Il fiume carsico

Con le unghie e con i denti

L’ambasciatore Sergio Romano nella sua risposta alla lettera del segretario del Pri di Varese al “Corriere della Sera” – “la voce repubblicana” ha riprodotto entrambe venerdì scorso – aveva espresso il dubbio sul fatto che il Pri potesse comunque sopravvivere con il ruolo politico avuto nei suoi tempi migliori. Il triplice terremoto che ha sconvolto l’intero panorama politico italiano, all’inizio degli anni Novanta si è mostrato troppo violento: “la fine della Guerra fredda, la morte delle vecchie ideologie e la stagione giudiziaria di Mani pulite”, hanno inflitto un colpo da ko al Pri come a tutti i partiti dell’arco costituzionale.

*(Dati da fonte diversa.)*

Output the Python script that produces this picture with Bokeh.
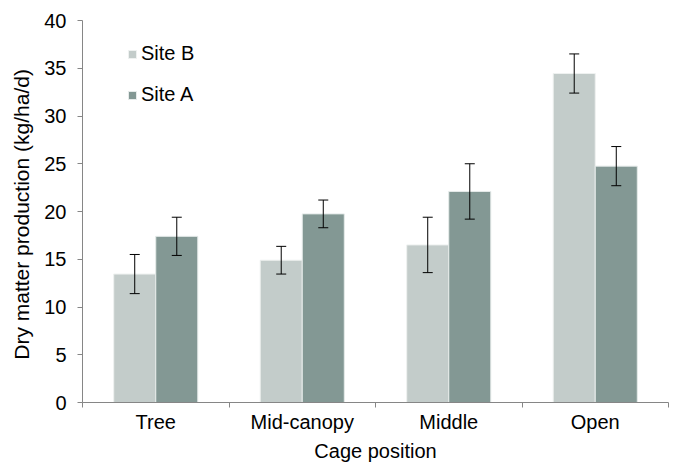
from bokeh.plotting import figure
from bokeh.models import ColumnDataSource, Whisker, TeeHead, FixedTicker, Legend, LegendItem, Range1d
from bokeh.embed import file_html
from bokeh.resources import INLINE

categories = ["Tree", "Mid-canopy", "Middle", "Open"]
site_b = [13.45, 14.9, 16.5, 34.45]
site_b_err = [2.05, 1.45, 2.9, 2.05]
site_a = [17.4, 19.75, 22.1, 24.75]
site_a_err = [2.0, 1.45, 2.9, 2.05]
y_ticks = [0, 5, 10, 15, 20, 25, 30, 35, 40]

FONT = "Liberation Sans"
LIGHT = "#C3CCCA"
DARK = "#839894"
BW = 0.287

centers = [i + 0.5 for i in range(len(categories))]
xb = [c - BW / 2 for c in centers]
xa = [c + BW / 2 for c in centers]

src_b = ColumnDataSource(dict(x=xb, top=site_b,
                              upper=[v + e for v, e in zip(site_b, site_b_err)],
                              lower=[v - e for v, e in zip(site_b, site_b_err)]))
src_a = ColumnDataSource(dict(x=xa, top=site_a,
                              upper=[v + e for v, e in zip(site_a, site_a_err)],
                              lower=[v - e for v, e in zip(site_a, site_a_err)]))

p = figure(frame_width=586, frame_height=382, output_backend="svg", toolbar_location=None,
           x_range=Range1d(0, len(categories)), y_range=Range1d(0, 40),
           min_border_left=82, min_border_top=20, min_border_right=5, min_border_bottom=10)
p.outline_line_color = None
p.grid.grid_line_color = None
p.background_fill_color = "white"

rb = p.vbar(x="x", top="top", width=BW, source=src_b, fill_color=LIGHT, line_color="#EEF1F0", line_width=1)
ra = p.vbar(x="x", top="top", width=BW, source=src_a, fill_color=DARK, line_color="#E6EBEA", line_width=1)

for s in (src_b, src_a):
    w = Whisker(base="x", upper="upper", lower="lower", source=s, line_color="black", line_width=1,
                level="overlay",
                upper_head=TeeHead(size=10, line_color="black", line_width=1),
                lower_head=TeeHead(size=10, line_color="black", line_width=1))
    p.add_layout(w)

# x axis
xa_ = p.xaxis[0]
xa_.ticker = FixedTicker(ticks=centers, minor_ticks=list(range(len(categories) + 1)))
xa_.major_label_overrides = {c: n for c, n in zip(centers, categories)}
xa_.major_tick_out = 0
xa_.major_tick_in = 0
xa_.minor_tick_out = 5
xa_.minor_tick_in = 0
xa_.minor_tick_line_color = "#868686"
xa_.axis_line_color = "#868686"
xa_.axis_label = "Cage position"
xa_.major_label_standoff = 3
xa_.axis_label_standoff = 4

ya_ = p.yaxis[0]
ya_.ticker = FixedTicker(ticks=y_ticks)
ya_.major_tick_out = 5
ya_.major_tick_in = 0
ya_.minor_tick_out = 0
ya_.minor_tick_in = 0
ya_.major_tick_line_color = "#868686"
ya_.axis_line_color = "#868686"
ya_.axis_label = "Dry matter production  (kg/ha/d)"
ya_.major_label_standoff = 11
ya_.axis_label_standoff = 8

for ax in (xa_, ya_):
    ax.major_label_text_font = FONT
    ax.major_label_text_font_size = "20px"
    ax.major_label_text_color = "black"
    ax.axis_label_text_font = FONT
    ax.axis_label_text_font_size = "20px"
    ax.axis_label_text_font_style = "normal"
    ax.axis_label_text_color = "black"
ya_.axis_label_text_font_size = "21px"

legend = Legend(items=[LegendItem(label="Site B", renderers=[rb]),
                       LegendItem(label="Site A", renderers=[ra])],
                location=(45, 296), padding=0, margin=0, spacing=18,
                glyph_width=10, glyph_height=10, label_standoff=4, label_height=23,
                label_text_font=FONT, label_text_font_size="20px", label_text_color="black",
                border_line_alpha=0, background_fill_alpha=0)
p.add_layout(legend)

open("out.html", "w").write(file_html(p, INLINE))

Difficile dare torto all’ambasciatore. Dal 1994 ad oggi e oramai sono più di vent’anni, il partito repubblicano ha lottato con le unghie e con i denti per mantenere un ruolo politico, perdendo lo stesso posizioni su posizioni. L’unica annotazione da fare è che in due secoli di vita politica, non è una novità entrare in un cono d’ombra. Accadde durante il ventennio, in maniera ben più gravosa visto un segretario nazionale e con lui le principali organizzazioni, entrare direttamente nel partito fascista. Anche allora qualcuno ci disse che la struttura repubblicana non avrebbe potuto mantenere il ruolo ed il prestigio degli anni precedenti alla prima guerra mondiale. La valutazione della storia politica, quando si appartiene ad una tradizione plurisecolare, assume quasi inevitabilmente un corso diverso da quello dell’opinione pubblica corrente. Aveva ragione Giovanni Spadolini quando parlava del Pri come di un fiume carsico. A volte scorre lungamente sotto la crosta della terra. Quello che colpiva della risposta di Romano non era però tanto il certificato di morte apparente, che in generale ci viene rilasciato anche da fonti meno autorevoli, ma il riconoscimento per la nostra battaglia. Romano la considerava, bontà sua, conclusa onorevolmente, “a differenza di altri partiti – annotava l’ambasciatore -, il Pri può vantarsi di avere realizzato il suo principale obiettivo storico”, per cui “quando celebreremo, fra un anno, il settantesimo anniversario della proclamazione della Repubblica, gli eredi del Pri avranno diritto a un posto in prima fila”. Siamo davvero grati per tanta generosità, ma è probabile che alle celebrazioni manderemo una corona fiori, perché la Repubblica per cui ci siamo battuti, dai tempi di Mazzini in poi, non l’abbiamo mai vista. Non nel 1946 e meno che mai settant’anni dopo.